Avec un appréciable arsenal d’enquêtes de terrain, de statistiques et de recherches de spécialistes, le sociologue C. Ben Ayed frappe au coeur du problème de l’école française : la mixité sociale. Ce sont les urbanistes qui, au lendemain de la seconde guerre mondiale, ont inventé ce concept : construire de grands ensembles où cohabiteraient différents milieux sociaux. Ce brassage effacerait les tensions entre classes et donnerait aux plus défavorisés la possibilité d’une élévation culturelle. Ce fut un échec, les conflits se multiplièrent, les moins démunis déménagèrent. On a alors prétendu, dans les discours politiques, implanter la mixité sociale dès l’école. Qu’est-elle donc ? Un idéal de coexistence entre les élèves de différents groupes sociaux, tous à égale considération, par souci de justice scolaire et de socialisation individuelle : le rêve de l’école unique...
On en est loin en France en 2015 : l’école de la République n’a jamais eu cet objectif. Au « peuple » l’école primaire, à l’élite bourgeoise très ségrégative le secondaire. On craignait les conséquences d’ « une éducation émancipatrice pour tous » sur le maintien de l’ordre moral. Mérite et élitisme allaient de pair, dons et talents ne pouvant fleurir que dans certains milieux socioculturels. Si les dominés étaient éclairés, le système de domination s’en verrait fragilisé.
Force est de constater en lisant cet essai, que de nombreux acteurs du système scolaire perpétuent cet état d’esprit. Il n’existe pas en France, à la différence d’autres pays européens, de politique éducative favorable à la mixité sociale, ni d’outils pour la mesurer. En dépit de la sectorisation, les ségrégations et les inégalités de scolarisation perdurent. En 2007, au lieu de favoriser la mixité sociale, la carte scolaire a induit un accroissement du nombre de dérogations et aggravé la ségrégation. Malgré quelques tentatives de « discrimination positive » favorisant la candidature d’élèves désavantagés — à Sciences Po ou dans les internats d’excellence—, la concurrence entre établissements reste rude et la composition sociale de leurs élèves varie peu.

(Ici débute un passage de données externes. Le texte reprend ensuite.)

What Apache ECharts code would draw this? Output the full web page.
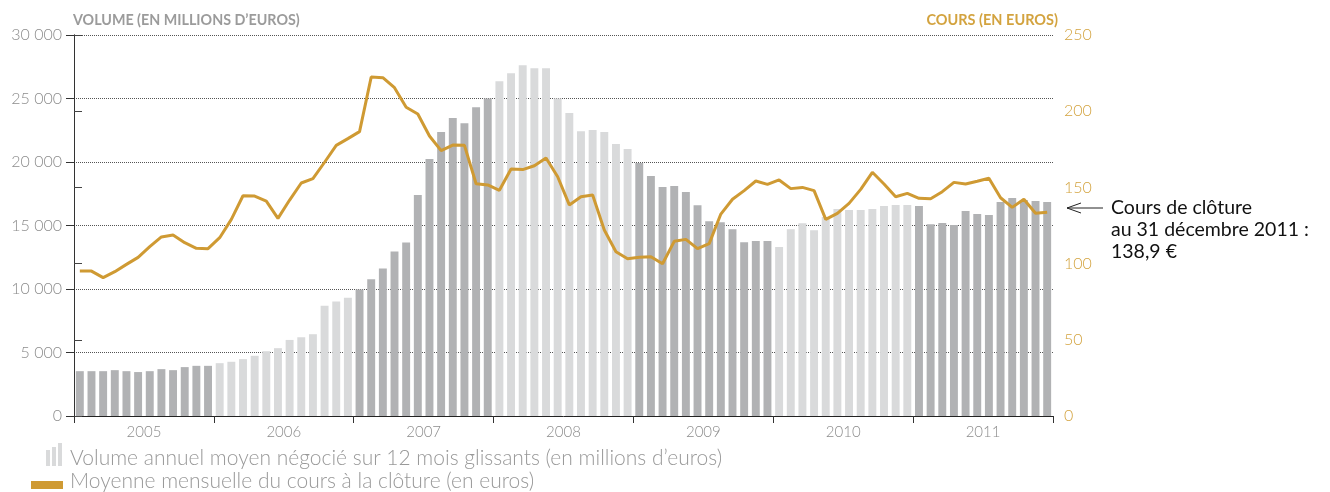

En 2012, au vu de l’échec et dans un objectif électoraliste, on a assoupli cette carte scolaire : les dérogations se sont multipliées, peu favorables aux milieux populaires qui nourrissent, en conséquence, un sentiment de relégation. Les ségrégations scolaires ne viennent pas tant de la sectorisation, en fait, que de la prolifération des stratégies d’évitement et de la grande attractivité de l’enseignement privé toujours désectorisé.
En 2013, la “Loi de Refondation de l’Ecole” n’a rien modifié. Persistent la hiérarchisation des établissements et des filières ainsi que la diversité des offres d’enseignement selon les territoires. En outre, les collectivités locales ne peuvent seules favoriser la mixité sociale à l’école : l’État doit promulguer des lois.
L’enjeu, pour le sociologue, consisterait à supprimer les filières et leur hiérarchisation et à revaloriser les territoires à fortes inégalités sociales pour réduire les fragmentations scolaires entre zones populaires et quartiers plus aisés.
Car l’Éducation Nationale connaît ces processus de reproduction des inégalités et des ségrégations : pourtant le système scolaire français reste élitiste et inégalitaire, par indifférence ou par choix politique selon l’auteur. Le vieil adage « classes laborieuses, classes dangereuses » hante toujours les couloirs du ministère... L’école française renâcle à donner l’avantage aux plus démunis.
Si on ne s'en tenait pas à la recension objective on pourrait se demander s'il est également fondé, dans notre société individualiste de rechercher une même mixité sociale et un même enseignement du début à la fin du cursus scolaire.
• Choukri Ben Ayed. La mixité sociale à l'école. Tensions, enjeux, perspectives. Armand Colin, 2015, 223 pages.